İbn Ebî Hâtim'in Süddî'den bildirdiğine göre "İnsan, bizim, kendisini az bir sudan (meniden) yarattığımızı görmedi mi ki, kalkmış apaçık bir düşman kesilmiştir. Bir de kendi yaratılışını unutarak bize bir örnek getirdi. Dedi ki: «Çürümüşlerken kemikleri kim diriltecek?» De ki: Onları ilk defa var eden diriltecektir. O, her yaratılmışı hakkıyla bilendir" âyetleri Ubey b. Halef hakkında inmiştir. Ubey, elinde çürümüş bir kemikle Resûlullah'ın (sallallahü aleyhi ve sellem) yanına gelip, kemiği parmakları arasında ufalayarak: "Ey Muhammed! Bunun çürüdükten sonra tekrar diliceceğini sen mi söylüyorsun?" dedi. Resûlullah (sallallahü aleyhi ve sellem): "Evet, Allah onu öldürüp diriltecek, sonra da Cehenneme sokacaktır" buyurdu.

İbn Ebî Hâtim'in bildirdiğine göre İkrime der ki: Ubey b. Halef, elinde çürük bir kemikle Resûlullah'ın (sallallahü aleyhi ve sellem) yanına gelip: "Ey Muhammed! Allah bunu nasıl diriltecek?" deyince, Hazret-i Peygamber (sallallahü aleyhi ve sellem): "Bunun yokken yaratılması, varken diriltilmesinden daha çok hayreti gerektirir" buyurdu.

İbn Ebî Hâtim'in bildirdiğine göre Urve b. ez-Zübeyr der ki: "Yüce Allah, insanların amellerinden hesaba çekileceğini ve kıyamet günü diriltileceklerini bildirince, insanlar bunu şiddetle reddettiler ve Ubey b. Halef, elinde eskiyip çürümüş bir kemikle Resûlullah'ın (sallallahü aleyhi ve sellem) yanına gelerek, kemiği ufaladı ve rüzgarda savurdu. Sonra: "Ey Muhammed! Kemiklerimiz çürüyünce, yeniden diriltilecek miyiz?" dedi. Ubey'in bu hareketi ve yalanlaması Resûlullah'ın (sallallahü aleyhi ve sellem) çok ağırına gidince, Yüce Allah, "De ki: Onları ilk defa var eden diriltecektir. O, her yaratılmışı hakkıyla bilendir" âyetini indirdi.

Abd b.

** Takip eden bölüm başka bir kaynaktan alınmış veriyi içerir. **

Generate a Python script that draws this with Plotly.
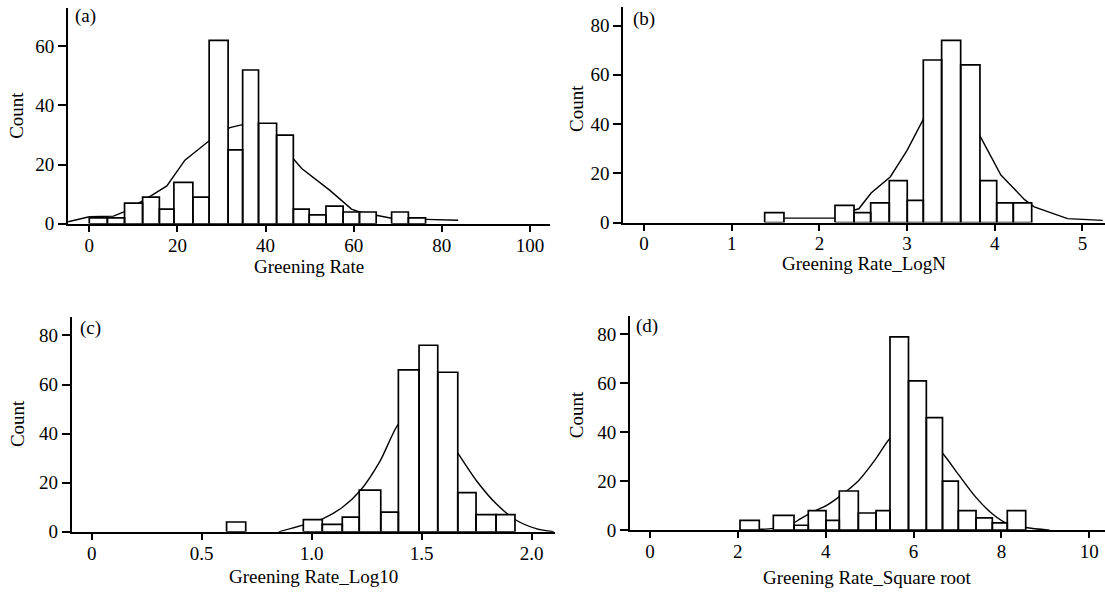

Humeyd, İbn Cerîr, İbnu'l-Münzir ve İbn Ebî Hâtim'in bildirdiğine göre Katâde, "O, sizin için yeşil ağaçtan ateş yaratandır" âyetini açıklarken şöyle dedi: "Bu ateşi, bu ağaçlardan çıkaran, onu tekrar diriltmeye kadirdir. "Gökleri ve yeri yaratan Allah'ın, onların benzerini yaratmaya gücü yetmez mi? Evet yeter. O, hakkıyla yaratandır, hakkıyla bilendir" âyeti, "Bir şeyi dilediği zaman, O'nun emri o şeye ancak "Ol!" demektir. O da hemen oluverir" âyeti gibidir. Araplar için bir şeyin yapılması konusunda emir vermek kadar kolay ve zahmetsiz başka bir iş yoktur. Allah'ın da bir şeyi istemesi bu kadar kolaydır ve sadece 'ol' demesiyle gerçekleşir.